RECORDS TO USE =
— BEGIN —

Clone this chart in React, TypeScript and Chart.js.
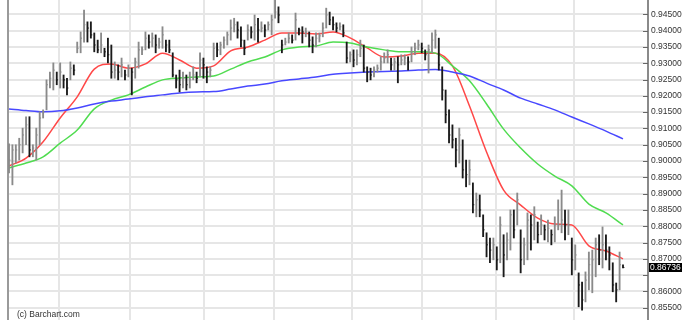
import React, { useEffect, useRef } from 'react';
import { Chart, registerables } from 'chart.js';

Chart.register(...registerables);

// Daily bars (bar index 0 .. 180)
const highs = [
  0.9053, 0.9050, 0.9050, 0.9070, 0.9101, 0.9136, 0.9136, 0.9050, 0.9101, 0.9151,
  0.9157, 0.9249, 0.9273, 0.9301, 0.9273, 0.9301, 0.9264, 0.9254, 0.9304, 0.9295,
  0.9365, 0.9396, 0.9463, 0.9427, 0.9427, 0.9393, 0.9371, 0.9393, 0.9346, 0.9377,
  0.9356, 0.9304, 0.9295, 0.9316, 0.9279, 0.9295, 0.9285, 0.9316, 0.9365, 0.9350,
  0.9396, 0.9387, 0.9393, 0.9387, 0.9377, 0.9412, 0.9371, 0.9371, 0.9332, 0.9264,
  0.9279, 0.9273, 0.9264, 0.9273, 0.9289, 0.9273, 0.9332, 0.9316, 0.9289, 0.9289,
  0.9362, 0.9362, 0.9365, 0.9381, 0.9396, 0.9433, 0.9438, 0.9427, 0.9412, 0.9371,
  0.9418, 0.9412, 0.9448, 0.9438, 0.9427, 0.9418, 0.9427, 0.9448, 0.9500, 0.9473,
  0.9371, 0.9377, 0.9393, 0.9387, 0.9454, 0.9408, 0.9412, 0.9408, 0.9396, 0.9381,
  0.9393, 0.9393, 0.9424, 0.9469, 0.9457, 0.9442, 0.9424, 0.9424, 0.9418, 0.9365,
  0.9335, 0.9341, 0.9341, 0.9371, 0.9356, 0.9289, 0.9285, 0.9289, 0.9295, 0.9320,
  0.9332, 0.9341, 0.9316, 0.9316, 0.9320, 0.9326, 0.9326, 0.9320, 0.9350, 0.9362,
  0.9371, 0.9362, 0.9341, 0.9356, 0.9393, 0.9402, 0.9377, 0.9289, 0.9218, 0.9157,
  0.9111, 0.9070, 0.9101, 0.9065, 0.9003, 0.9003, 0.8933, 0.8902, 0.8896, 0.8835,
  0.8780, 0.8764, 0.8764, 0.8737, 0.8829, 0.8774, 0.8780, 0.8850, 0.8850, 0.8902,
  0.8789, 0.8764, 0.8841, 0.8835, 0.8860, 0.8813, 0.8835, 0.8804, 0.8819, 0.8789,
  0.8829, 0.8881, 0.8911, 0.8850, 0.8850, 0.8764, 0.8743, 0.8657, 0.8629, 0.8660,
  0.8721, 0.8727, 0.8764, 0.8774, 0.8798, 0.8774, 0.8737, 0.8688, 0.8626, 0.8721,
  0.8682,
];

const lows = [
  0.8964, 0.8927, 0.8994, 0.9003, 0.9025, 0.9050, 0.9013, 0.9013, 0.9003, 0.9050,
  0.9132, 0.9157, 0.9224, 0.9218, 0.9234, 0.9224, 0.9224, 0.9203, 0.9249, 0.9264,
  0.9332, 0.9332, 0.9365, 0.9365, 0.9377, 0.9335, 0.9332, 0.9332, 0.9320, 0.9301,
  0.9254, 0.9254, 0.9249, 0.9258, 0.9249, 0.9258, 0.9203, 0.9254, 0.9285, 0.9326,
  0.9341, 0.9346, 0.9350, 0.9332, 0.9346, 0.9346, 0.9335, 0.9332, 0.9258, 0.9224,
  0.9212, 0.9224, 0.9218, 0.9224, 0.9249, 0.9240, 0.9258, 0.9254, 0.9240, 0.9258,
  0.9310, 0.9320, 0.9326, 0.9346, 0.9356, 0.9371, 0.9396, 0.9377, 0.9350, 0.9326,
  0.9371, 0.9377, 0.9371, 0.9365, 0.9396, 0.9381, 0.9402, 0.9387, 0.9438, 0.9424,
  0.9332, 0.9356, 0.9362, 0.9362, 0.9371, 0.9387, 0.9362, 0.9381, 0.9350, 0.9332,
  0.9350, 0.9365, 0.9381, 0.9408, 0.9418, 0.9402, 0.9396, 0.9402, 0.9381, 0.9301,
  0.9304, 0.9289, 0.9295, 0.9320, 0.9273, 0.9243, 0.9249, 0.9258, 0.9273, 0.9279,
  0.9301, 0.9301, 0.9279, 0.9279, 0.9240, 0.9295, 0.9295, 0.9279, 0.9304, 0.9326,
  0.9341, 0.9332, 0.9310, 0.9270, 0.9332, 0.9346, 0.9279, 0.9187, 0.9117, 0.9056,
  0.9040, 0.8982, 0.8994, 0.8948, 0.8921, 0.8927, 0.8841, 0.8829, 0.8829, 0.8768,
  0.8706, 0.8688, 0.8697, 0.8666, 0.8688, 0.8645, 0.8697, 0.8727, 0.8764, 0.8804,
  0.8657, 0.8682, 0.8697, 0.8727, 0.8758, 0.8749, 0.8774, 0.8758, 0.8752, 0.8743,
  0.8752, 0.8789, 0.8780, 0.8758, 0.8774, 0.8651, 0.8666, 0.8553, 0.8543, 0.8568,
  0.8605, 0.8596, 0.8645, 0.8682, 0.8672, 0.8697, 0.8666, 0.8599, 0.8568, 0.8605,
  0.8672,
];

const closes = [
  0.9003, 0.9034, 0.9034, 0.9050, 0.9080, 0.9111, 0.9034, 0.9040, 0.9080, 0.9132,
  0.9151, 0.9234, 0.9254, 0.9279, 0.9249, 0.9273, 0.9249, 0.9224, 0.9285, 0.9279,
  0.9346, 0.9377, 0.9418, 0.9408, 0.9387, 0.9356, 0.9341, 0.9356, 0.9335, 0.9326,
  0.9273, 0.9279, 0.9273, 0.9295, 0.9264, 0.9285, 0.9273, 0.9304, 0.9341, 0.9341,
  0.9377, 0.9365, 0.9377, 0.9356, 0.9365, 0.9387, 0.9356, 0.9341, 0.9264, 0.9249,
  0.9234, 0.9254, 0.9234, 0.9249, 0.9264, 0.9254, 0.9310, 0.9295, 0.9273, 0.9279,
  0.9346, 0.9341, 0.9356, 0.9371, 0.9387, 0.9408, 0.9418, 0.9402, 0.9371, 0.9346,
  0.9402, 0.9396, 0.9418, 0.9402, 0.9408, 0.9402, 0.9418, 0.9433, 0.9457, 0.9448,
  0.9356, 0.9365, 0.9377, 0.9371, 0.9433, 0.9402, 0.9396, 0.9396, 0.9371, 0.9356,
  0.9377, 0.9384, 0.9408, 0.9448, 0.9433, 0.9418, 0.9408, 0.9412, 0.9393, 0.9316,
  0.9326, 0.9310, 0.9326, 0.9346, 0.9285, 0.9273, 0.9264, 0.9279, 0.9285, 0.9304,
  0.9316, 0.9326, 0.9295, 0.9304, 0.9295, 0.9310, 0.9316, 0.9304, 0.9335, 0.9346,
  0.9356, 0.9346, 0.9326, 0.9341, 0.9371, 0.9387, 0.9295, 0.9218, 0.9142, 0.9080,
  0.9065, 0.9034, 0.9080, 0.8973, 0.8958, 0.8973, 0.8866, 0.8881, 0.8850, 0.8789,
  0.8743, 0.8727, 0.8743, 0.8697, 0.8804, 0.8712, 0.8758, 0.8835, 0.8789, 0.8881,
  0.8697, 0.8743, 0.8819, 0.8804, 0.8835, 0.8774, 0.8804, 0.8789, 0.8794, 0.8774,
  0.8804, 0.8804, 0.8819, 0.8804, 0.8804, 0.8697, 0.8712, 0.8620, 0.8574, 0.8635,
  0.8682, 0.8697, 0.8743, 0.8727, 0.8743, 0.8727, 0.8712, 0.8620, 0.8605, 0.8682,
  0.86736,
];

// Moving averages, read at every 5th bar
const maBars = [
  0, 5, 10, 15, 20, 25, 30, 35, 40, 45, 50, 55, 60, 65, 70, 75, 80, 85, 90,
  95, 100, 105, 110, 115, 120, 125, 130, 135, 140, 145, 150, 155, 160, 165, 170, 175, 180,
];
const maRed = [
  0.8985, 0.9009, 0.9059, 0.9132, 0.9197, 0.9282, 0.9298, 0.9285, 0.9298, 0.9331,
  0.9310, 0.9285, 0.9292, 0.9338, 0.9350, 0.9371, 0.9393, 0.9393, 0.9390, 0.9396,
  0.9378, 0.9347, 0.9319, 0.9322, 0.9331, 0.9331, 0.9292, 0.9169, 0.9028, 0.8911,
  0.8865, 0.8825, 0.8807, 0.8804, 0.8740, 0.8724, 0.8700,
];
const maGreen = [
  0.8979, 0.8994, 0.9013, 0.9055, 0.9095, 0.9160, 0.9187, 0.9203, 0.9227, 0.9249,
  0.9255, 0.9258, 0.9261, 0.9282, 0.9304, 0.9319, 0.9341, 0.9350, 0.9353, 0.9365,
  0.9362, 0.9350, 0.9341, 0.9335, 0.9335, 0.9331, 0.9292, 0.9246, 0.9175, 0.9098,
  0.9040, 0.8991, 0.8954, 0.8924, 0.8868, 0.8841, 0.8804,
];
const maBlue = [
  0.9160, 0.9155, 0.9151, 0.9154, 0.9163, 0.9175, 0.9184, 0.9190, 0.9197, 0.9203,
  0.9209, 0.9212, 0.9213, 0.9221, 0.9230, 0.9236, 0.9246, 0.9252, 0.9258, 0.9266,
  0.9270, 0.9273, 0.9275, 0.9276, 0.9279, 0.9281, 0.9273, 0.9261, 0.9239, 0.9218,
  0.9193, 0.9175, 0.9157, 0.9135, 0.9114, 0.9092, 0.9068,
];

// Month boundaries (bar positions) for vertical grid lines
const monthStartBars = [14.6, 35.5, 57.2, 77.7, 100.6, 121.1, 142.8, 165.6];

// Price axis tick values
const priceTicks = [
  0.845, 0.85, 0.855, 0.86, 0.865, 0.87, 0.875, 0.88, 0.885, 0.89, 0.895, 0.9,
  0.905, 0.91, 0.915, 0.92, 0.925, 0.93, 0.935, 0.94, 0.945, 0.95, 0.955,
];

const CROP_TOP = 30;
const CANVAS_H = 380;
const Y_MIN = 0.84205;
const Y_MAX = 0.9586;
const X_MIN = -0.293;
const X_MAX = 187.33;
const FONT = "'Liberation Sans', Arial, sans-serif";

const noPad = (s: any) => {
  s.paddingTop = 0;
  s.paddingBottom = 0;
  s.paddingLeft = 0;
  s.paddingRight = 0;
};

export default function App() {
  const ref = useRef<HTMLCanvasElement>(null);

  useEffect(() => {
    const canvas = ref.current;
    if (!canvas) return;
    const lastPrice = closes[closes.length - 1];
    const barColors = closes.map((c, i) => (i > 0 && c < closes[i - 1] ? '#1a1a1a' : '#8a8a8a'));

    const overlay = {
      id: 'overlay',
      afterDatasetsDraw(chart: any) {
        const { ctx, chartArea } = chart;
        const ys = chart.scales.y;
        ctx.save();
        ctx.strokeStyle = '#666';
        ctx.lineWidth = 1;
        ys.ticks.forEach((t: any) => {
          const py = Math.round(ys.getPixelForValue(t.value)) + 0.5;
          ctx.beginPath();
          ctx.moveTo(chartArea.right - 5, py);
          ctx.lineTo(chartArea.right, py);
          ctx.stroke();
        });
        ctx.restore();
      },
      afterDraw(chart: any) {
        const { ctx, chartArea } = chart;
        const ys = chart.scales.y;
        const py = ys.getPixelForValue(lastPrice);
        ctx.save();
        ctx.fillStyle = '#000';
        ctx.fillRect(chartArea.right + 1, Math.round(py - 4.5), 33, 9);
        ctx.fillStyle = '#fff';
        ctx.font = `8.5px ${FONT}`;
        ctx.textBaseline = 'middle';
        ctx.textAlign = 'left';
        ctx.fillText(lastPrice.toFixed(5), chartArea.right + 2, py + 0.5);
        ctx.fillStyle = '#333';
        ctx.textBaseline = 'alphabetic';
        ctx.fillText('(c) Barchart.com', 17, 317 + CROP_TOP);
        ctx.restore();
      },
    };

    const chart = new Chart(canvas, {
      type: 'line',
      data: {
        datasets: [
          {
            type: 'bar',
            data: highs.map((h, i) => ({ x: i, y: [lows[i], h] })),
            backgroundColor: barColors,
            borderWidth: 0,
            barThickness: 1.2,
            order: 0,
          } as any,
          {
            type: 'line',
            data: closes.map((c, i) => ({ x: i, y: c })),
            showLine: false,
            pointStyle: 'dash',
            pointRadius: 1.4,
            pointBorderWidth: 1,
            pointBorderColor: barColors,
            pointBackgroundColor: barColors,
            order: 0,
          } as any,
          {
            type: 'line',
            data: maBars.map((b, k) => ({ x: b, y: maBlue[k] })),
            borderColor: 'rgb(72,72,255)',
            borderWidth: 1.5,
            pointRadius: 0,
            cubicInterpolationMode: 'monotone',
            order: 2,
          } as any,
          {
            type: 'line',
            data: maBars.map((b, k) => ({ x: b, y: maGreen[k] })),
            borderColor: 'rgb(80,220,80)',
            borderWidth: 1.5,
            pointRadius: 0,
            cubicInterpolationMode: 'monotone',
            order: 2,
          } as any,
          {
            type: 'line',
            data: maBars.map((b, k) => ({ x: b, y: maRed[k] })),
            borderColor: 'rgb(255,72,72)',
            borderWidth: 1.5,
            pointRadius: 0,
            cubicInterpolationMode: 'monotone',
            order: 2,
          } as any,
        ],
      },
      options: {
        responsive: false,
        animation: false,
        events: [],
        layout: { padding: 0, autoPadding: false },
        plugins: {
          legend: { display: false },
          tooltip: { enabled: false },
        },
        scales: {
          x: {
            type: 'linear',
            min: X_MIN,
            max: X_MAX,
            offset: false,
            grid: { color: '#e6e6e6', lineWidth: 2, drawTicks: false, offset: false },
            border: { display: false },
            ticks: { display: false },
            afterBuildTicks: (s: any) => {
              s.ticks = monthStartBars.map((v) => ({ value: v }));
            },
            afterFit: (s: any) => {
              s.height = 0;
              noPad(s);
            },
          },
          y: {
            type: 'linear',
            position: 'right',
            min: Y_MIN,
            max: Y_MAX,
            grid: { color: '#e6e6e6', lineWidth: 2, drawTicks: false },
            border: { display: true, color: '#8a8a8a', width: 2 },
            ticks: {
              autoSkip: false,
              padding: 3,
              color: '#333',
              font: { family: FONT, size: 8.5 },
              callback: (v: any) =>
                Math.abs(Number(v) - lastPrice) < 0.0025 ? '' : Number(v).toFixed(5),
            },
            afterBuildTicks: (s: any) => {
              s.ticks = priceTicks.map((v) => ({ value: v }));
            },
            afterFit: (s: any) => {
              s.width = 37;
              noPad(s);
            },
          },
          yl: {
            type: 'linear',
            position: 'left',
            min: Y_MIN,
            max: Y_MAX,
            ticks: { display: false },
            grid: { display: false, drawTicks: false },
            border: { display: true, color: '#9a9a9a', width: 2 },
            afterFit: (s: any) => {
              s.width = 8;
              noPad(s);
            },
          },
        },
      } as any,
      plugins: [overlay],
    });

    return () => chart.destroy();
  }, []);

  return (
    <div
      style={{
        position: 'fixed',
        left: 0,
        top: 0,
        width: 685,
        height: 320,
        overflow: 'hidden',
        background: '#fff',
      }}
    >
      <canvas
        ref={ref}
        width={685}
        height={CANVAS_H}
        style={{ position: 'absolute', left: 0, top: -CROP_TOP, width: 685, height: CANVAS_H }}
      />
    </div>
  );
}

— END —
— BEGIN —

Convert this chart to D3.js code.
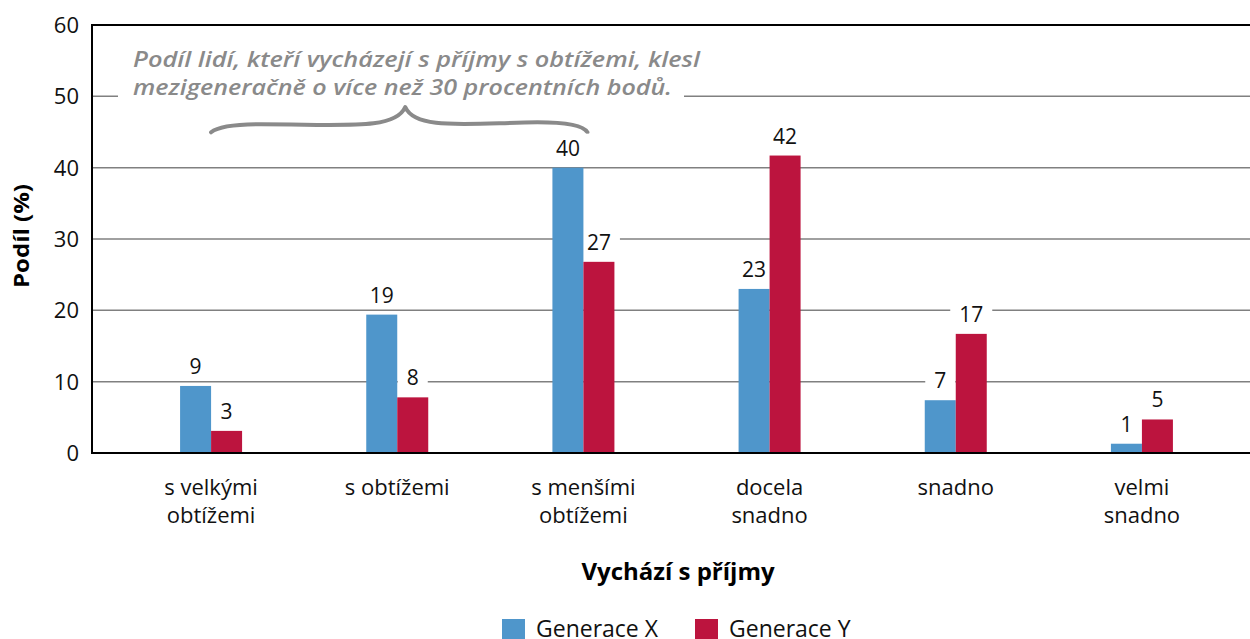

— END —

PROBLEM TO WORK ON = Copy nothing but the lines above from the one with "Clone this chart" to the one with "Chart.register(...registerables);", inclusive, word for word. Leave every picture out.

TASK RESULT =
Clone this chart in React, TypeScript and Chart.js.
import React, { useEffect, useRef } from 'react';
import { Chart, registerables } from 'chart.js';

Chart.register(...registerables);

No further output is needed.